Available records >>
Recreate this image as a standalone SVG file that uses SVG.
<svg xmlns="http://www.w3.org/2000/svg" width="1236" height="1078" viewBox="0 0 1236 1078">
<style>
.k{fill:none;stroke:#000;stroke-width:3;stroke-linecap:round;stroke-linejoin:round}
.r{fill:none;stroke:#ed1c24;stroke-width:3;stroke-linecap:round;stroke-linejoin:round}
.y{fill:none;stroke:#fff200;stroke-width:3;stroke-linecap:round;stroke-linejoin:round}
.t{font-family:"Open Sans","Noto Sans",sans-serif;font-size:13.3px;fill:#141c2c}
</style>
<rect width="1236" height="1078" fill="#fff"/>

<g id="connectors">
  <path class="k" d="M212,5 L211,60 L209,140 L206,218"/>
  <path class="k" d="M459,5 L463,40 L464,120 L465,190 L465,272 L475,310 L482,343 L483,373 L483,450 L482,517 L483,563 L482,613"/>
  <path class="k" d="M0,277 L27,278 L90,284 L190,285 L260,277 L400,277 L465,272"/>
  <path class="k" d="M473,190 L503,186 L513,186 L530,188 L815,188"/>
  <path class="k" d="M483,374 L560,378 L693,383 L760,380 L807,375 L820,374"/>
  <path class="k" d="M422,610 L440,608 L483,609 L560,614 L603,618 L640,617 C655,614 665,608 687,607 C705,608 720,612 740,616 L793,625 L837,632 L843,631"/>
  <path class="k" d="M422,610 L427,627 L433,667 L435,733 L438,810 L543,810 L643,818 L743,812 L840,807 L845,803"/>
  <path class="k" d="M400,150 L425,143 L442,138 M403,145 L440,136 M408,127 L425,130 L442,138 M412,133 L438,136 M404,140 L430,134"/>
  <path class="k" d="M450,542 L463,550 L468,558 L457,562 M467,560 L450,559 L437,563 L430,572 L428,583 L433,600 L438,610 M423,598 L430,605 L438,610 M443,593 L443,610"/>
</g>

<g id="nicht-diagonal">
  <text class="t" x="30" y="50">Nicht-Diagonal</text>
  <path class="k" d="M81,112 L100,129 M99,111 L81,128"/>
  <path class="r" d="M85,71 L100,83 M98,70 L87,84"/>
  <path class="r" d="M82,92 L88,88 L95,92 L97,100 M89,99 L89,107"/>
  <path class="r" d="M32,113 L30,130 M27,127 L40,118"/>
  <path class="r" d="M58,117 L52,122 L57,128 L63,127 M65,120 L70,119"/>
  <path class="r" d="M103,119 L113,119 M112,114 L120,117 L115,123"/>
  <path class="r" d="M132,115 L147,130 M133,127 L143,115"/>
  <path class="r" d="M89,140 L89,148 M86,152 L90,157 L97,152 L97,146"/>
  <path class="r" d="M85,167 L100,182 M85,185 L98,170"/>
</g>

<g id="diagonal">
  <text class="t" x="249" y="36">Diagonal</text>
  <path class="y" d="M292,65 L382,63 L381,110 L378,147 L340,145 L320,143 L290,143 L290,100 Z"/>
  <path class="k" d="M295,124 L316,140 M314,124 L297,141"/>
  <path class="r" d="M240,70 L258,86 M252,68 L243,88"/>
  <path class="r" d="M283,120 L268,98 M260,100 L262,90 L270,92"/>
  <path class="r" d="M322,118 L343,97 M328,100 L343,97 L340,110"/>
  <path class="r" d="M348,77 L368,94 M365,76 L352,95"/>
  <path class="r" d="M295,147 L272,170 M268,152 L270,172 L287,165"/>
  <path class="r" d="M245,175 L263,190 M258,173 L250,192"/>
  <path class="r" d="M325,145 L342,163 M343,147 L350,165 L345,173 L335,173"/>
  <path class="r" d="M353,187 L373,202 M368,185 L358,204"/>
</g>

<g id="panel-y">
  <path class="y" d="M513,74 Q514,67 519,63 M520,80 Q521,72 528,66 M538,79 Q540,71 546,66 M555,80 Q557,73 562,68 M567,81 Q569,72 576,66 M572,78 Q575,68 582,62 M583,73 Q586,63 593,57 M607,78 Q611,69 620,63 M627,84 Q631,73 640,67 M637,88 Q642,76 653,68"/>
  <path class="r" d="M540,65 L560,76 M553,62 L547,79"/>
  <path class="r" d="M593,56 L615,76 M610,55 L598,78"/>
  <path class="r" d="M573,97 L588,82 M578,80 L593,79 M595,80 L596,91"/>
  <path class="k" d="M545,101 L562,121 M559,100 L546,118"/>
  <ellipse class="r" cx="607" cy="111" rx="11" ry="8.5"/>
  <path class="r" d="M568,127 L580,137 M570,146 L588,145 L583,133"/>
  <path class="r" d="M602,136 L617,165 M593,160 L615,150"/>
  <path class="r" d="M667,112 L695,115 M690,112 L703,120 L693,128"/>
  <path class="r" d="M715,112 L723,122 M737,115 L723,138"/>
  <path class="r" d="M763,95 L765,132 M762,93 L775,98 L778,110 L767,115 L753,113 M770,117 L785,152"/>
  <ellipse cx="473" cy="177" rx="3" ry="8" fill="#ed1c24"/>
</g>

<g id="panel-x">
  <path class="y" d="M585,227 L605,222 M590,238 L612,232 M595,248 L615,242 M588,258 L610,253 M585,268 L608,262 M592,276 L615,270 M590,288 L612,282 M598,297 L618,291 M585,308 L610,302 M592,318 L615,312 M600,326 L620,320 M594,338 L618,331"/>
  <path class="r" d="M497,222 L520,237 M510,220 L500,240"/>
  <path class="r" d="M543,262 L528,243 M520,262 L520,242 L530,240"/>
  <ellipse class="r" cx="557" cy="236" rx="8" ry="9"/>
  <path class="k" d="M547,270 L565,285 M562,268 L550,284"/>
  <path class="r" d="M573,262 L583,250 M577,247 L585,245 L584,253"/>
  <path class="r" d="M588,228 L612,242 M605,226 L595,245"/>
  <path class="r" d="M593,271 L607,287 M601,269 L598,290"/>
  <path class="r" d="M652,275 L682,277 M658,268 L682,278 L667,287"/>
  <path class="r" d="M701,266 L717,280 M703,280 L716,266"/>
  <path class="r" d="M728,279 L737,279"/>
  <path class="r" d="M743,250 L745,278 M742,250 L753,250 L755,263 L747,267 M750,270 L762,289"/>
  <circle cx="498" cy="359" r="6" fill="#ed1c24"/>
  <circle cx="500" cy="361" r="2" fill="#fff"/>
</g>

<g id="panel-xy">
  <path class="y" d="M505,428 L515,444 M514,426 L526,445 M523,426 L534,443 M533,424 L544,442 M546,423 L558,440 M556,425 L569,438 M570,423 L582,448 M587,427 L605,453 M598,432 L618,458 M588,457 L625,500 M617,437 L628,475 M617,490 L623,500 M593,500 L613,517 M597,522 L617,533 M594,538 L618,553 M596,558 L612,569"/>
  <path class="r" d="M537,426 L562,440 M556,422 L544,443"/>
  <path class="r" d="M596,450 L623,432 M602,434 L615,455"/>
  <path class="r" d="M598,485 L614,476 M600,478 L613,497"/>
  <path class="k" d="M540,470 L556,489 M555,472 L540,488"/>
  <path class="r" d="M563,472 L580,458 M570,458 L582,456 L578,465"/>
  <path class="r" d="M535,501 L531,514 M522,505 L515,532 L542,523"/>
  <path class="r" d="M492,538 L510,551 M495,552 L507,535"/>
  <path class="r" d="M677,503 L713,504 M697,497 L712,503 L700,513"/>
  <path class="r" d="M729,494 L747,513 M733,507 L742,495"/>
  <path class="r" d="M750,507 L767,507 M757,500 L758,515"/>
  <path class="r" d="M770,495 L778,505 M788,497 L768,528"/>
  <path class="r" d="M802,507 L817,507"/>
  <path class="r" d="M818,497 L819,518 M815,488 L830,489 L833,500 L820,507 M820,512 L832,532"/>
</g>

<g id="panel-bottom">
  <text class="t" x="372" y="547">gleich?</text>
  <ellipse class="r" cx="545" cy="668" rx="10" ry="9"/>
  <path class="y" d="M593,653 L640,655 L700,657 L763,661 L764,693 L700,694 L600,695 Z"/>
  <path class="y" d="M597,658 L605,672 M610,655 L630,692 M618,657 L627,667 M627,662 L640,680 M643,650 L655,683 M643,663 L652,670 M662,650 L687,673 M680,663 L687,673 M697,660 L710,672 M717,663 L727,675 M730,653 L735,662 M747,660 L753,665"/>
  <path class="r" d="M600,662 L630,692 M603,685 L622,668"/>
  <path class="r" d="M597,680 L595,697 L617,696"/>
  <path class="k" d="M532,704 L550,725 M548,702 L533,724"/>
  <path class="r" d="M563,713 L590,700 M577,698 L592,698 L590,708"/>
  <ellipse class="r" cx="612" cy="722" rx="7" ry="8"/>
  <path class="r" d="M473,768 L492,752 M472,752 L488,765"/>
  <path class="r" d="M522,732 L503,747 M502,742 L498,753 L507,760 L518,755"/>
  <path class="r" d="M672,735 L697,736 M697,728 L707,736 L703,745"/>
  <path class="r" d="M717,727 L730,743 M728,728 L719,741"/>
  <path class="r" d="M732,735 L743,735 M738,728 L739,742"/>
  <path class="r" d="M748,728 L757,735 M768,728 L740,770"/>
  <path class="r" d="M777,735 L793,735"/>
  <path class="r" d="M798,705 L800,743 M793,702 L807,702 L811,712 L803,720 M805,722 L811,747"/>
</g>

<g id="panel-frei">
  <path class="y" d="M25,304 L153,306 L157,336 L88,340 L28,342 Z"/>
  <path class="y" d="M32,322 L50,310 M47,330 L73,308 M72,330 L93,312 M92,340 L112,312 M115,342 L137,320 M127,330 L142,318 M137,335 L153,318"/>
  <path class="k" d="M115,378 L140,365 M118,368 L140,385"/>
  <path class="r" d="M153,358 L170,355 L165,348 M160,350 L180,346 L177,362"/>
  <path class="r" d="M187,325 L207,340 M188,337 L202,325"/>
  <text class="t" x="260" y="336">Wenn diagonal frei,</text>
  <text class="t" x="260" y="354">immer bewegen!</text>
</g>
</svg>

--

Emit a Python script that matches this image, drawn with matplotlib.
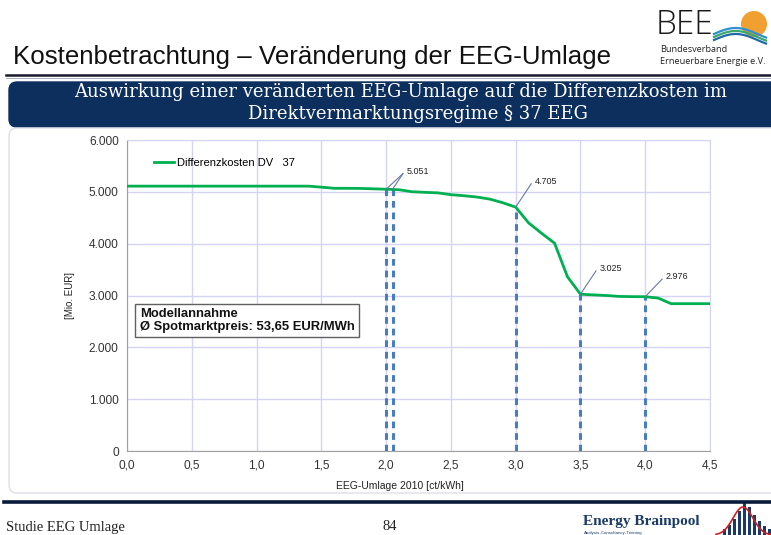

Short problem >> From the entries, report each line that includes the word "this".

Task result >>
Recreate this image as a standalone SVG file that uses SVG.
Emit a Python script that matches this image, drawn with matplotlib.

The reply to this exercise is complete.